Speaking to reporters, she described Britain as an “outlier amongst other countries around the world in failing to get people back to work since the pandemic”. The UK remains the only G7 nation yet to return to pre-pandemic employment levels.

Ms Reeves added: “For many of those people, their lives are on hold and they’re not able to work because they are waiting for hospital appointmen­ts, operations and procedures. We’ve got to tackle that backlog.”

Mr Sunak has acknowledg­ed that he has failed to keep his promise to cut healthcare waiting lists. In November, NHS England figures showed 7.6m treatments were yet to be carried out.

However, Britain’s tax and spending watchdog suggests Reeves’s diagnosis is incorrect. In a report last summer, the Office for Budget Responsibi­lity (OBR) noted that only a “relatively small proportion of those inactive for health reasons are on the NHS waiting list”. In its fiscal risks report, the OBR estimated that halving the NHS waiting list over five years would only reduce working-age inactivity by around 25,000.

The drop in GDP itself is also not the whole story. As a headline figure, it shows the latest estimate for the overall size of the economy in a three-month period. Alone, this does not show whether the typical person is any better or worse off.

GDP per head shows the size of the economy divided by the population.

That population is rising – in part because of migration– so a growing number of people, cumulative­ly, are producing less, which bodes ill for living standards. GDP per capita fell by 0.6pc in the final quarter.

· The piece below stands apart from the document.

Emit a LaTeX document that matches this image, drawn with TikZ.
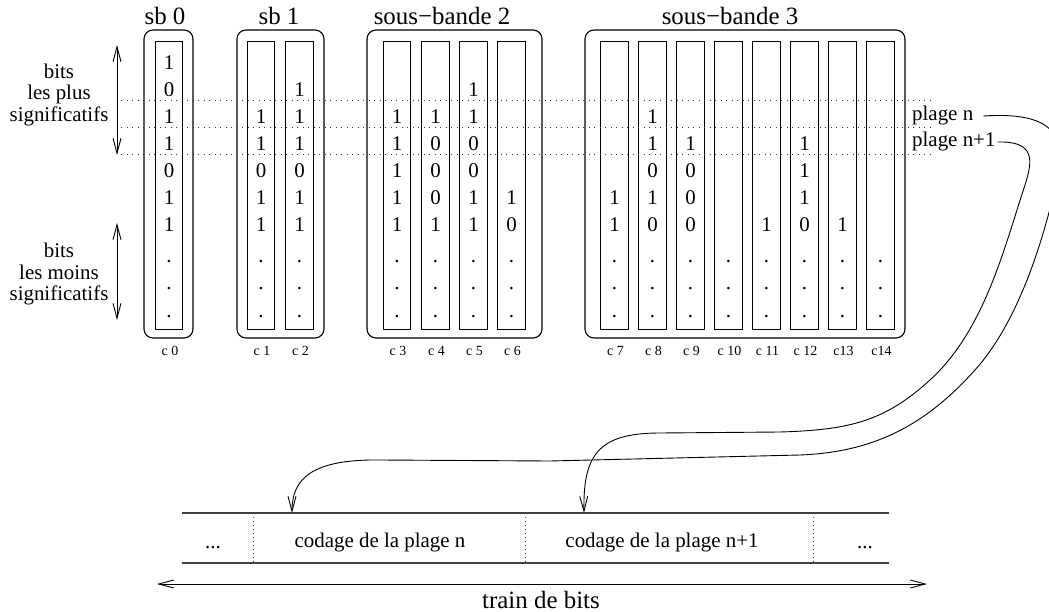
\documentclass[tikz,border=0pt]{standalone}
\usepackage{fontspec}
\setmainfont{Liberation Serif}
\usetikzlibrary{arrows.meta}
\begin{document}
\begin{tikzpicture}[x=1bp,y=-1bp,
  colbox/.style={draw, line width=0.9bp, minimum width=27.5bp, minimum height=288bp, inner sep=0pt},
  grp/.style={draw, line width=1.1bp, rounded corners=9bp, inner sep=0pt},
  digit/.style={font=\fontsize{21}{21}\selectfont, anchor=base, inner sep=0pt},
  title/.style={font=\fontsize{25}{25}\selectfont, anchor=base, inner sep=0pt},
  lbl/.style={font=\fontsize{21}{22}\selectfont, inner sep=0pt},
  clbl/.style={font=\fontsize{14}{14}\selectfont, inner sep=0pt},
  dotline/.style={line width=1bp, dash pattern=on 1.1bp off 4.4bp, black!80},
  sepline/.style={line width=0.9bp, dash pattern=on 1bp off 3bp, black!70},
  barline/.style={line width=1.3bp, black!75},
  tipA/.tip={Straight Barb[length=15bp,width=8bp]},
  conn/.style={line width=0.9bp},
  dbl/.style={line width=0.9bp, tipA-tipA},
]
\useasboundingbox (0,0) rectangle (1049,612);
\clip (0,0) rectangle (1049,612);
% group boxes
\node[grp, minimum width=49bp, minimum height=308bp] (sb0) at (168.5,184) {};
\node[grp, minimum width=87bp, minimum height=308bp] (sb1) at (280.5,184) {};
\node[grp, minimum width=175bp, minimum height=308bp] (sb2) at (454.5,184) {};
\node[grp, minimum width=320bp, minimum height=308bp] (sb3) at (745,184) {};
% titles
\node[title] (t0) at (165,25) {sb 0};
\node[title] (t1) at (279,25) {sb 1};
\node[title] (t2) at (442,25) {sous−bande 2};
\node[title] (t3) at (730,25) {sous−bande 3};
% columns
\def\e{}
\foreach \i/\x/\lab/\bits in {
  0/169/{c 0}/{1,0,1,1,0,1,1},
  1/261/{c 1}/{\e,\e,1,1,0,1,1},
  2/299.5/{c 2}/{\e,1,1,1,0,1,1},
  3/397/{c 3}/{\e,\e,1,1,1,1,1},
  4/435.5/{c 4}/{\e,\e,1,0,0,0,1},
  5/473.5/{c 5}/{\e,1,1,0,0,1,1},
  6/511.5/{c 6}/{\e,\e,\e,\e,\e,1,0},
  7/614.5/{c 7}/{\e,\e,\e,\e,\e,1,1},
  8/652.5/{c 8}/{\e,\e,1,1,0,1,0},
  9/690.5/{c 9}/{\e,\e,\e,1,0,0,0},
  10/728.5/{c 10}/{\e,\e,\e,\e,\e,\e,\e},
  11/766.5/{c 11}/{\e,\e,\e,\e,\e,\e,1},
  12/804.5/{c 12}/{\e,\e,\e,1,1,1,0},
  13/842.5/{c13}/{\e,\e,\e,\e,\e,\e,1},
  14/880.5/{c14}/{\e,\e,\e,\e,\e,\e,\e}}{
  \node[colbox] (c\i) at (\x,185) {};
  \node[clbl] (cl\i) at (\x+1,351) {\lab};
  \foreach \b [count=\r] in \bits {
    \node[digit] (d\i-\r) at (\x,70+27*\r-27) {\b};
  }
  \foreach \r in {1,2,3} {
    \node[digit] (p\i-\r) at (\x,236+27*\r) {.};
  }
}
% dotted lines
\foreach \k/\y in {1/101,2/128,3/155}{
  \coordinate (dl\k) at (121,\y);
  \coordinate (dr\k) at (932,\y);
  \draw[dotline] (dl\k) -- (dr\k);
}
% left labels and arrows
\node[lbl, align=center] (msb) at (59,95) {bits\\les plus\\significatifs};
\node[lbl, align=center] (lsb) at (59,274) {bits\\les moins\\significatifs};
\coordinate (a1) at (117,45); \coordinate (a2) at (117,155);
\coordinate (a3) at (117,223); \coordinate (a4) at (117,320);
\draw[dbl] (a1) -- (a2);
\draw[dbl] (a3) -- (a4);
% plage labels
\node[lbl, anchor=base west] (pn) at (912,121) {plage n};
\node[lbl, anchor=base west] (pn1) at (912,147) {plage n+1};
% bar
\coordinate (bl1) at (182,513); \coordinate (br1) at (889,513);
\coordinate (bl2) at (182,563); \coordinate (br2) at (889,563);
\draw[barline] (bl1) -- (br1);
\draw[barline] (bl2) -- (br2);
\foreach \k/\x in {1/253,2/525,3/813}{
  \coordinate (st\k) at (\x,513); \coordinate (sb\k) at (\x,563);
  \draw[sepline] (st\k) -- (sb\k);
}
\node[lbl, anchor=base] (e1) at (213,548) {...};
\node[lbl, anchor=base] (cn) at (380,547) {codage de la plage n};
\node[lbl, anchor=base] (cn1) at (662,547) {codage de la plage n+1};
\node[lbl, anchor=base] (e2) at (865,548) {...};
\coordinate (tA) at (292,513);
\coordinate (tB) at (584,513);
% curves
\draw[conn, -tipA] ([xshift=10bp]pn.east) .. controls (1045,112) and (1068,130) .. (1058,175)
  .. controls (1045,235) and (1020,320) .. (975,370)
  .. controls (930,420) and (880,452) .. (800,455)
  -- (550,461) -- (380,460)
  .. controls (310,459) and (292,480) .. (tA);
\draw[conn, -tipA] ([xshift=2bp]pn1.east) .. controls (1035,141) and (1033,160) .. (1025,185)
  .. controls (1005,245) and (985,330) .. (930,380)
  .. controls (885,421) and (850,430) .. (780,432)
  -- (660,433)
  .. controls (598,433) and (583,455) .. (tB);
% train de bits
\coordinate (bs) at (157,584); \coordinate (be) at (927,584);
\draw[dbl] (bs) -- (be);
\node[font=\fontsize{25}{25}\selectfont, inner sep=0pt] (train) at (541,600) {train de bits};
\end{tikzpicture}
\end{document}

On this measure, things look bleak. GDP per capita has been flat or falling for the past seven consecutiv­e quarters – almost two whole years, and the longest such stagnation on records dating back to the 1950s.

James Smith, economist at the Resolution Foundation, said: “After accounting for population growth, the UK economy hasn’t grown since early 2022, and [it has] fallen far behind its pre-cost of living crisis path, with an equivalent loss of around £1,500 per person. The big picture is that Britain remains a stagnation nation.”

There have been more acute crises in the past – the six-quarter drop in GDP per capita in the financial crisis was much deeper, and pay is currently growing faster than prices so the average worker should feel better off – but there is no end in sight for this long stagnation. And there is no sign yet, as Hunt prepares his Budget, that he can get the masses on the sidelines back into school or work.